It’s often said that there are three certainties in life, death, taxes and a new Coathangers record every two years. Whether it is the distinctive vocal interplay between the three singers or the clean and distorted indie-pop that underpins the band’s sound there is something uniquely listenable about the Atlanta band’s informed agit-pop. At eleven tracks and 31 minutes The Devil You Know, is just about long enough for today’s over-stimulated and restless music fans that don’t know how lucky they’ve got it and lands somewhere beyond the Nuggets-era trailblazers they have previously mined for inspiration, but short of Ill territory and still firmly on the American side of the pond, which means the band’s sixth record is more chaotic punk rock for fans of their visceral live shows, but with a new nuanced maturity and enough of their mainstay pop credentials to keep drawing in new listeners without alienating loyal fans. The Devil You Know signals something of a reawakening for the band as the writing process took a fully democratic process into something more communal.

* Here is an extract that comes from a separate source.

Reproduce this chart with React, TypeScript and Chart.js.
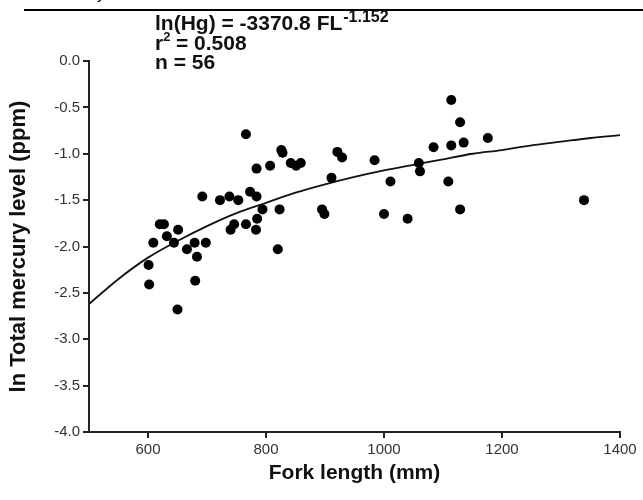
import React, { useEffect, useRef } from "react";
import { Chart, registerables } from "chart.js";

Chart.register(...registerables);

// Observed data: fork length (mm) vs ln total mercury (ppm)
const forkLength: number[] = [
  766, 826, 828, 842, 851, 859, 807, 784, 921, 929,
  911, 692, 722, 738, 753, 773, 784, 794, 823, 895,
  899, 785, 766, 746, 740, 783, 820, 620, 627, 651,
  632, 609, 644, 666, 679, 698, 683, 601, 602, 680,
  650, 984, 1011, 1000, 1040, 1059, 1061, 1084, 1114, 1129,
  1114, 1135, 1109, 1129, 1176, 1339,
];
const lnHg: number[] = [
  -0.79, -0.96, -0.99, -1.10, -1.13, -1.10, -1.13, -1.16, -0.98, -1.04,
  -1.26, -1.46, -1.50, -1.46, -1.50, -1.41, -1.46, -1.60, -1.60, -1.60,
  -1.65, -1.70, -1.76, -1.76, -1.82, -1.82, -2.03, -1.76, -1.76, -1.82,
  -1.89, -1.96, -1.96, -2.03, -1.96, -1.96, -2.11, -2.20, -2.41, -2.37,
  -2.68, -1.07, -1.30, -1.65, -1.70, -1.10, -1.19, -0.93, -0.42, -0.66,
  -0.91, -0.88, -1.30, -1.60, -0.83, -1.50,
];

// Fitted curve ln(Hg) = -3370.8 FL^-1.152, values read at these lengths
const fitLength: number[] = [
  500, 550, 600, 650, 700, 750, 800, 850, 900, 950,
  1000, 1050, 1100, 1150, 1200, 1250, 1300, 1350, 1400,
];
const fitValue: number[] = [
  -2.62, -2.35, -2.12, -1.94, -1.78, -1.64, -1.53, -1.42, -1.33, -1.25,
  -1.18, -1.12, -1.06, -1.00, -0.96, -0.91, -0.87, -0.83, -0.80,
];

const xTicks: number[] = [600, 800, 1000, 1200, 1400];
const yTicks: number[] = [-4.0, -3.5, -3.0, -2.5, -2.0, -1.5, -1.0, -0.5, 0.0];

const annotationLines: string[] = ["ln(Hg) = -3370.8 FL", "r", "n = 56"];

const FONT = "'Liberation Sans', Arial, Helvetica, sans-serif";

const overlayPlugin = {
  id: "overlay",
  afterDraw(chart: any) {
    const ctx = chart.ctx as CanvasRenderingContext2D;
    ctx.save();
    // top rule
    ctx.fillStyle = "#000";
    ctx.fillRect(24, 9, 643 - 24, 2);
    // cut-off glyph above the rule
    ctx.font = `16px ${FONT}`;
    ctx.textBaseline = "alphabetic";
    ctx.textAlign = "left";
    ctx.fillText("y", 97, -1);

    // annotation
    const x0 = 155;
    ctx.fillStyle = "#111";
    ctx.font = `bold 21px ${FONT}`;
    ctx.fillText(annotationLines[0], x0, 30);
    const w0 = ctx.measureText(annotationLines[0]).width;
    ctx.font = `bold 16px ${FONT}`;
    ctx.fillText("-1.152", x0 + w0 + 1, 22);

    ctx.font = `bold 21px ${FONT}`;
    ctx.fillText(annotationLines[1], x0, 50);
    const wr = ctx.measureText("r").width;
    ctx.font = `bold 13px ${FONT}`;
    ctx.fillText("2", x0 + wr, 41);
    ctx.font = `bold 21px ${FONT}`;
    ctx.fillText(" = 0.508", x0 + wr + 7, 50);

    ctx.fillText(annotationLines[2], x0, 69);
    ctx.restore();
  },
};

export default function App() {
  const ref = useRef<HTMLCanvasElement | null>(null);

  useEffect(() => {
    if (!ref.current) return;
    const points = forkLength.map((x, i) => ({ x, y: lnHg[i] }));
    const fit = fitLength.map((x, i) => ({ x, y: fitValue[i] }));
    const chart = new Chart(ref.current, {
      type: "scatter",
      data: {
        datasets: [
          {
            label: "Observed",
            data: points,
            backgroundColor: "#000",
            borderColor: "#000",
            borderWidth: 0,
            pointRadius: 5,
            showLine: false,
          },
          {
            label: "Fit",
            data: fit,
            showLine: true,
            borderColor: "#111",
            borderWidth: 1.8,
            pointRadius: 0,
            cubicInterpolationMode: "monotone",
            fill: false,
          } as any,
        ],
      },
      options: {
        responsive: false,
        animation: false,
        devicePixelRatio: 1,
        layout: { padding: { left: 0, right: 23, top: 61, bottom: 0 } },
        plugins: { legend: { display: false }, tooltip: { enabled: false } },
        scales: {
          x: {
            type: "linear",
            min: 500,
            max: 1400,
            afterFit: (s: any) => {
              s.height = 68;
            },
            afterBuildTicks: (s: any) => {
              s.ticks = xTicks.map((v) => ({ value: v }));
            },
            border: { display: true, color: "#222", width: 2 },
            grid: {
              display: true,
              drawOnChartArea: false,
              drawTicks: true,
              tickLength: 6,
              color: "#222",
              lineWidth: 2,
            },
            ticks: {
              color: "#333",
              font: { family: FONT, size: 15 },
              padding: 3,
              callback: (v: any) => String(v),
            },
            title: {
              display: true,
              text: "Fork length (mm)",
              color: "#111",
              font: { family: FONT, size: 21, weight: "bold" },
              padding: { top: 0, bottom: 14 },
            },
          },
          y: {
            type: "linear",
            min: -4,
            max: 0,
            afterFit: (s: any) => {
              s.width = 89;
            },
            afterBuildTicks: (s: any) => {
              s.ticks = yTicks.map((v) => ({ value: v }));
            },
            border: { display: true, color: "#222", width: 2 },
            grid: {
              display: true,
              drawOnChartArea: false,
              drawTicks: true,
              tickLength: 6,
              color: "#222",
              lineWidth: 2,
            },
            ticks: {
              color: "#333",
              font: { family: FONT, size: 15 },
              padding: 3,
              callback: (v: any) => Number(v).toFixed(1),
            },
            title: {
              display: true,
              text: "ln Total mercury level (ppm)",
              color: "#111",
              font: { family: FONT, size: 22, weight: "bold" },
              padding: { top: 6, bottom: 0 },
            },
          },
        },
      },
      plugins: [overlayPlugin],
    });
    return () => chart.destroy();
  }, []);

  return (
    <div style={{ position: "fixed", left: 0, top: 0, width: 643, height: 500, background: "#fff" }}>
      <canvas ref={ref} width={643} height={500} style={{ width: 643, height: 500, display: "block" }} />
    </div>
  );
}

The loose-stringed punk of ‘5 Farms’, where a cowbell announces the segues between chorus and verse, or the grungy deep-psyche of album standout ‘Crimson Telephone’ are moody and bass-heavy with a musical sophistication of a band now twelve years into their career and just hints of the silliness that lightly sprinkled previous records. ‘Hey Buddy’ is punchy rock and roll, the anti-9-to-5 outsider-anthem with vitriolic homophobe-baiting lyrics, while a lovely, skewed lighthouse metaphor on ‘Memories’ only thinly disguises the gritty urban drama that lurks beneath. That The Coathangers manage to hammer this all out with such a breezy disposition is no mean feat but there is no doubt this is still a sleazy late night album about outsiders, street punks and illicit rendezvous. ‘Stranger Danger’ transports us to an unspecified dalliance in the dark while the terrified echoes and screams in the background of ‘Step Back’ are like a haunted fairground after closing time. It’s an odd place where The Specials meets The Cure meets The Slits and epitomises the schizophrenic ease with which they bounce between bubblegum punk or melancholic L7-tinged grunge but occasionally land somewhere else entirely. The drug-raddled bliss of closer ‘Lithium’, the latest in a long line of odes to the grunge crutch evolves into a sparse, trippy lullaby auspiciously akin to Nirvana’s more serene moments. Elsewhere they successfully explore desolate new wave narratives that British bands like Hot Sauce Pony can only snatch at while the riffy, punk as fuck ‘F The NRA’ is self-explanatory with its well-aimed political rhetoric but also refreshing in its new found depth and dimension for a band at this stage of their career.
The Devil You Know is released on 8th March through Suicide Squeeze.